Yazigi, who no longer writes for the Times, said she had also never heard of Davies or her book. “You’re kidding,” she said when told of the recontextualized quotes. Yazigi said she was particularly discomfited as she is currently preparing to shop her own book, an autobiographically inspired work of fiction based on her articles, in particular “The Glamour Girl’s Guide to Life.”
Davies, who reportedly departed The Times of London last year amid an inquiry into her expenses, responded to WWD’s questions with a statement defending her actions in the proposal. Saying it was “not intended for public consumption,” Davies claimed, in effect, that it was easier for her to give prospective publishers the flavor of her memoir by appropriating other writers’ words than by relying on her own memories. “The first thing I did when I began putting together my proposal…was to dig out a mass of notes, cuttings and stories I had assembled over the years.…Although I used these notes in the proposal, there would be no question of my using any unoriginal material in my finished book.”
A spokeswoman for Simon & Schuster did not reply to a call for comment, but Davies’ agent, Zoë Pagnamenta, said, “It is news to us. We are looking into this, as you would expect. We are taking this very seriously.”
An agent in the memoir market said it was by no means standard practice for memoirists to borrow the work of other writers, uncredited, in their proposals. The agent predicted that Simon & Schuster, having watched Random House take a drubbing in the press for publishing Frey’s “A Million Little Pieces,” would drop the book: “People are just so on-edge about this kind of stuff now.”
— Jeff Bercovici
ISAAC ALL THE TIME: He’s got an affordable housewares line, like Martha Stewart. He’s got a talk show, like Oprah Winfrey. So why shouldn’t Isaac Mizrahi have his own magazine, too?
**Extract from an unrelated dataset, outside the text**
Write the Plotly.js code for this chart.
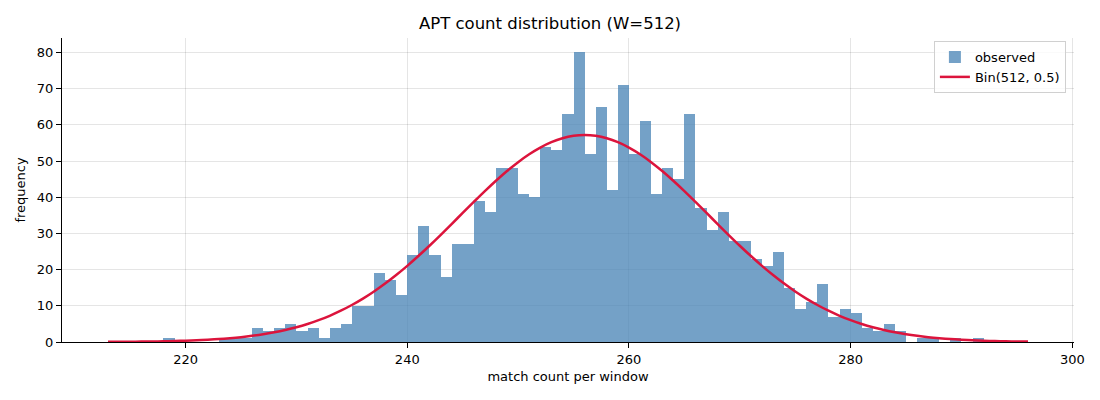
<!DOCTYPE html>
<html>
<head>
<meta charset="utf-8">
<script src="https://cdn.plot.ly/plotly-3.0.1.min.js"></script>
<style>
  html, body { margin: 0; padding: 0; background: #fff; }
  #chart { width: 1100px; height: 400px; }
</style>
</head>
<body>
<div id="chart"></div>
<script>
// observed histogram: left bin edge (width 1) and count
const binStart = [218, 219, 220, 221, 222, 223, 224, 225, 226, 227, 228, 229, 230, 231, 232, 233, 234, 235,
  236, 237, 238, 239, 240, 241, 242, 243, 244, 245, 246, 247, 248, 249, 250, 251, 252, 253, 254, 255,
  256, 257, 258, 259, 260, 261, 262, 263, 264, 265, 266, 267, 268, 269, 270, 271, 272, 273, 274, 275,
  276, 277, 278, 279, 280, 281, 282, 283, 284, 285, 286, 287, 288, 289, 290, 291]
const counts = [1, 0, 0, 0, 0, 1, 1, 1, 4, 3, 4, 5, 3, 4, 1, 4, 5, 10,
  10, 19, 17, 13, 24, 32, 24, 18, 27, 27, 39, 36, 48, 48, 41, 40, 54, 53, 63, 80,
  52, 65, 42, 71, 52, 61, 41, 48, 45, 63, 37, 31, 36, 28, 28, 23, 21, 25, 15, 9,
  11, 16, 7, 9, 8, 4, 3, 5, 3, 0, 1, 1, 0, 1, 0, 1]

// expected curve, one point per match count
const curveX = [213, 214, 215, 216, 217, 218, 219, 220, 221, 222, 223, 224, 225, 226, 227, 228, 229, 230,
  231, 232, 233, 234, 235, 236, 237, 238, 239, 240, 241, 242, 243, 244, 245, 246, 247, 248, 249, 250,
  251, 252, 253, 254, 255, 256, 257, 258, 259, 260, 261, 262, 263, 264, 265, 266, 267, 268, 269, 270,
  271, 272, 273, 274, 275, 276, 277, 278, 279, 280, 281, 282, 283, 284, 285, 286, 287, 288, 289, 290,
  291, 292, 293, 294, 295, 296]
const curveY = [0.04, 0.06, 0.08, 0.11, 0.15, 0.20, 0.27, 0.36, 0.48, 0.63, 0.81, 1.05, 1.34, 1.70, 2.14, 2.68, 3.32, 4.08,
  4.98, 6.03, 7.24, 8.64, 10.22, 11.99, 13.96, 16.13, 18.50, 21.04, 23.75, 26.60, 29.56, 32.59, 35.66, 38.70, 41.69, 44.55, 47.24, 49.70,
  51.88, 53.73, 55.22, 56.31, 56.98, 57.20, 56.98, 56.31, 55.22, 53.73, 51.88, 49.70, 47.24, 44.55, 41.69, 38.70, 35.66, 32.59, 29.56, 26.60,
  23.75, 21.04, 18.50, 16.13, 13.96, 11.99, 10.22, 8.64, 7.24, 6.03, 4.98, 4.08, 3.32, 2.68, 2.14, 1.70, 1.34, 1.05, 0.81, 0.63,
  0.48, 0.36, 0.27, 0.20, 0.15, 0.11]

const xTicks = [220, 240, 260, 280, 300]
const yTicks = [0, 10, 20, 30, 40, 50, 60, 70, 80]

const font = 'DejaVu Sans, sans-serif'

let bars = {
  type: 'bar',
  name: 'observed',
  x: binStart,
  y: counts,
  offset: 0,
  width: 1,
  marker: { color: 'rgba(70,130,180,0.75)', line: { width: 0 } },
  hoverinfo: 'x+y'
}

let curve = {
  type: 'scatter',
  mode: 'lines',
  name: 'Bin(512, 0.5)',
  x: curveX,
  y: curveY,
  line: { color: 'crimson', width: 2.5, shape: 'spline' }
}

let axisCommon = {
  showgrid: true,
  gridcolor: 'rgba(0,0,0,0.1)',
  gridwidth: 1,
  zeroline: false,
  showline: true,
  linecolor: '#000',
  linewidth: 1.2,
  ticks: 'outside',
  ticklen: 5,
  tickwidth: 1,
  tickcolor: '#000',
  tickfont: { family: font, size: 13, color: '#000' }
}

let layout = {
  width: 1100,
  height: 400,
  margin: { l: 62, r: 26, t: 38, b: 58 },
  paper_bgcolor: '#fff',
  plot_bgcolor: '#fff',
  font: { family: font, size: 13, color: '#000' },
  title: {
    text: 'APT count distribution (W=512)',
    font: { family: font, size: 16.5, color: '#000' },
    x: 0.5, xanchor: 'center',
    y: 0.942, yanchor: 'middle'
  },
  bargap: 0,
  showlegend: true,
  legend: {
    x: 0.992, xanchor: 'right',
    y: 0.99, yanchor: 'top',
    bgcolor: 'rgba(255,255,255,0.8)',
    bordercolor: '#d0d0d0',
    borderwidth: 1,
    font: { family: font, size: 13, color: '#000' },
    tracegroupgap: 0
  },
  xaxis: Object.assign({}, axisCommon, {
    range: [208.85, 300.15],
    tickmode: 'array',
    tickvals: xTicks,
    ticktext: xTicks.map(v => v.toString()),
    title: { text: 'match count per window', font: { family: font, size: 13, color: '#000' }, standoff: 6 }
  }),
  yaxis: Object.assign({}, axisCommon, {
    range: [0, 84],
    tickmode: 'array',
    tickvals: yTicks,
    ticktext: yTicks.map(v => v.toString()),
    title: { text: 'frequency', font: { family: font, size: 13, color: '#000' }, standoff: 8 }
  })
}

Plotly.newPlot(document.getElementById('chart'), [bars, curve], layout, { displayModeBar: false, staticPlot: true })
</script>
</body>
</html>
Apparently he’s been asking himself that same question. Mizrahi has started work on the prototype for a lifestyle magazine that will bear his brand and, he hopes, provide content for a new Web site, also in development. “Maybe the magazine will go somewhere, but at the moment it’s a prototype, a content vehicle,” he said, adding that he would like to have a completed issue by July. For the moment, he is pursuing the project on his own, without the involvement of a publishing company.
Somewhat unusually, Mizrahi is treating the magazine primarily as a tool to test the viability of his online concept. “The reason I am doing it is because it’s a crying shame that of all people, I don’t have a Web site yet, in all these years,” he said. “What I need, more than anything, is content. I think it’s better to first have a hard copy. If I can actually look at a magazine and turn the pages, then it can be a Web site.”
Working with Mizrahi on the project is designer Peter Buchanan Smith, creative director of Paper, and writer Erika Kawalek, who is serving as the prototype’s editor. Buchanan Smith wouldn’t say exactly what type of magazine it will be, but he did say it won’t be a fashion magazine, per se. “I think a lot of material is going to be very unexpected in the traditional fashion sense,” he said. It also won’t be a cult-of-personality title, he added. “Isaac will be featured, but I don’t think it’ll be in any way, shape or form like Oprah or Martha or anything like that.”